Job: Leave out every picture, then output exactly the lines between the ones holding "Output the Python" and "s.set_visible(False)", inclusive, and nothing beyond them.

Input data:

===

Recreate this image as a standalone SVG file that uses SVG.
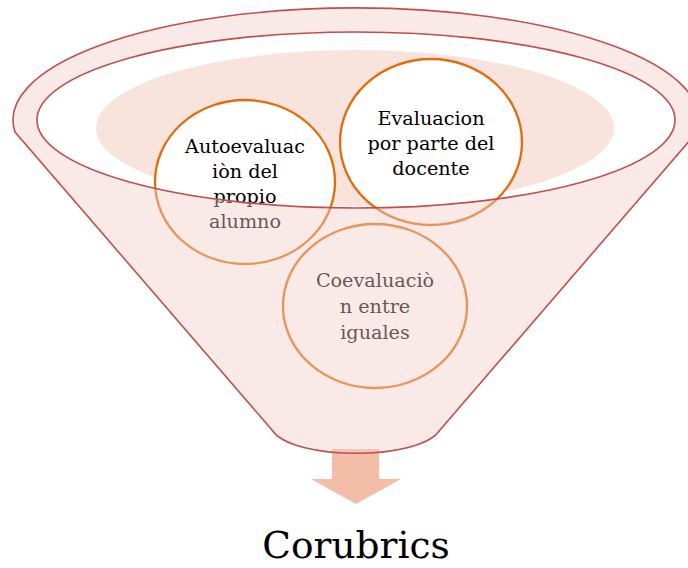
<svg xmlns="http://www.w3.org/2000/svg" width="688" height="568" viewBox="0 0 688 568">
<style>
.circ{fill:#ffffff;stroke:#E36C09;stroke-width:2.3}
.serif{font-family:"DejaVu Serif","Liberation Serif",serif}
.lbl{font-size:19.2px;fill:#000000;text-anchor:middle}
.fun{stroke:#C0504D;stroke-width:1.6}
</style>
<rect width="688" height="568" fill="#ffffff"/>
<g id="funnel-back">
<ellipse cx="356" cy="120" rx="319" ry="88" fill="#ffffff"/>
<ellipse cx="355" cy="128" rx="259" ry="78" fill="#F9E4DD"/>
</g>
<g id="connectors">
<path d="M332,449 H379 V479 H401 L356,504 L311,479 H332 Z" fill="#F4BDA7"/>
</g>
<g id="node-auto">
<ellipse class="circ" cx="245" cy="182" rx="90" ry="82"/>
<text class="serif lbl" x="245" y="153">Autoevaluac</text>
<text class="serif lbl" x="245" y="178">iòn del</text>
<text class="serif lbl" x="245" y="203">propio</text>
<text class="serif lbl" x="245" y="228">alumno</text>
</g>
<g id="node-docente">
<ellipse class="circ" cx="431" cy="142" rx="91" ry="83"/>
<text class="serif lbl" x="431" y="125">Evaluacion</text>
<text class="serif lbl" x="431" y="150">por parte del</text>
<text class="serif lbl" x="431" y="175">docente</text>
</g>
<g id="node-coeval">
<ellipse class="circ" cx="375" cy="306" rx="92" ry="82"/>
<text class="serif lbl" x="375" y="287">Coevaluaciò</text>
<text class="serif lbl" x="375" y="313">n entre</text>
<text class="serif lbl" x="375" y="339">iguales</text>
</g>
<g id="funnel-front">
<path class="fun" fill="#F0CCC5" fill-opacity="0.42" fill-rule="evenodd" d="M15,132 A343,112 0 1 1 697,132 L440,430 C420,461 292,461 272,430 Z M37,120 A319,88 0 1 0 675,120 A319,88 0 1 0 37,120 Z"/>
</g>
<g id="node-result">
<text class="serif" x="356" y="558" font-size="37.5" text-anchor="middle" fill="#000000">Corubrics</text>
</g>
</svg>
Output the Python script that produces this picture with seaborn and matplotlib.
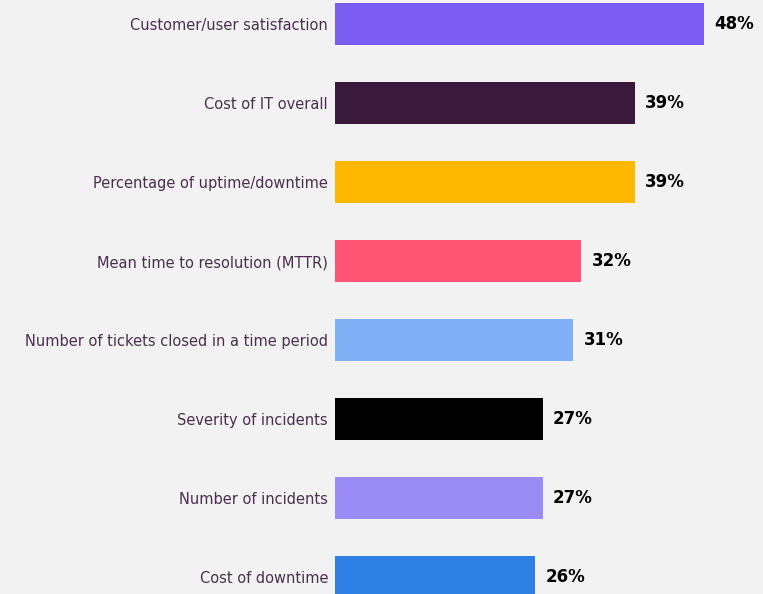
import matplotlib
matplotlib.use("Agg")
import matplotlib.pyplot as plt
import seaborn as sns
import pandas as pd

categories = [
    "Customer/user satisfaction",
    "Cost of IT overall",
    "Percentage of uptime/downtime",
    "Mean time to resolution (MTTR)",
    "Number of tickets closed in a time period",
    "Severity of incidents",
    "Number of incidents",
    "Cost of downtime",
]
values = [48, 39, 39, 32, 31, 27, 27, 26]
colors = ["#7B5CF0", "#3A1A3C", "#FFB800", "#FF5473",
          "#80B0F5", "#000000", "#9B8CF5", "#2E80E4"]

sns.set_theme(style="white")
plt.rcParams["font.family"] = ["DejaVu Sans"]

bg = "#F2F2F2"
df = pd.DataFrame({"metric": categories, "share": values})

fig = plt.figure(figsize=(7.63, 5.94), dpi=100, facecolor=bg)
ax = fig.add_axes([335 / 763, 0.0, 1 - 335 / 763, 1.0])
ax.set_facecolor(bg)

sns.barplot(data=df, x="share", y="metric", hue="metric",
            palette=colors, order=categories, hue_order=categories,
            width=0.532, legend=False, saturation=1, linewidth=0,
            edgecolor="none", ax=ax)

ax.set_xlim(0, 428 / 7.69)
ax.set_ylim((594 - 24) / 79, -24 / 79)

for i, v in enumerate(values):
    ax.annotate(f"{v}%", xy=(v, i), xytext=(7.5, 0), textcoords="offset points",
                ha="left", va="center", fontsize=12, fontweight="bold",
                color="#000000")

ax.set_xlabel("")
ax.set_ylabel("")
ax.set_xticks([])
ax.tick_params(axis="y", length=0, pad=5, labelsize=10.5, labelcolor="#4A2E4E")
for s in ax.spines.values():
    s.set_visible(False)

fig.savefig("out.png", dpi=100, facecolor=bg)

===

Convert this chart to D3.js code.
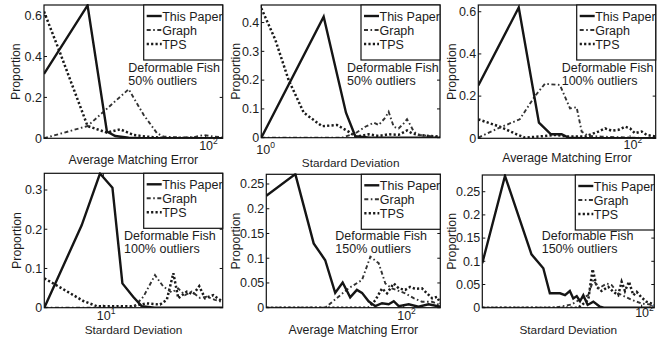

===

Final answer:
Output the Python script that produces this picture with seaborn and matplotlib.
import matplotlib
matplotlib.use("Agg")
import matplotlib.pyplot as plt
import seaborn as sns
import pandas as pd

categories = [
    "Customer/user satisfaction",
    "Cost of IT overall",
    "Percentage of uptime/downtime",
    "Mean time to resolution (MTTR)",
    "Number of tickets closed in a time period",
    "Severity of incidents",
    "Number of incidents",
    "Cost of downtime",
]
values = [48, 39, 39, 32, 31, 27, 27, 26]
colors = ["#7B5CF0", "#3A1A3C", "#FFB800", "#FF5473",
          "#80B0F5", "#000000", "#9B8CF5", "#2E80E4"]

sns.set_theme(style="white")
plt.rcParams["font.family"] = ["DejaVu Sans"]

bg = "#F2F2F2"
df = pd.DataFrame({"metric": categories, "share": values})

fig = plt.figure(figsize=(7.63, 5.94), dpi=100, facecolor=bg)
ax = fig.add_axes([335 / 763, 0.0, 1 - 335 / 763, 1.0])
ax.set_facecolor(bg)

sns.barplot(data=df, x="share", y="metric", hue="metric",
            palette=colors, order=categories, hue_order=categories,
            width=0.532, legend=False, saturation=1, linewidth=0,
            edgecolor="none", ax=ax)

ax.set_xlim(0, 428 / 7.69)
ax.set_ylim((594 - 24) / 79, -24 / 79)

for i, v in enumerate(values):
    ax.annotate(f"{v}%", xy=(v, i), xytext=(7.5, 0), textcoords="offset points",
                ha="left", va="center", fontsize=12, fontweight="bold",
                color="#000000")

ax.set_xlabel("")
ax.set_ylabel("")
ax.set_xticks([])
ax.tick_params(axis="y", length=0, pad=5, labelsize=10.5, labelcolor="#4A2E4E")
for s in ax.spines.values():
    s.set_visible(False)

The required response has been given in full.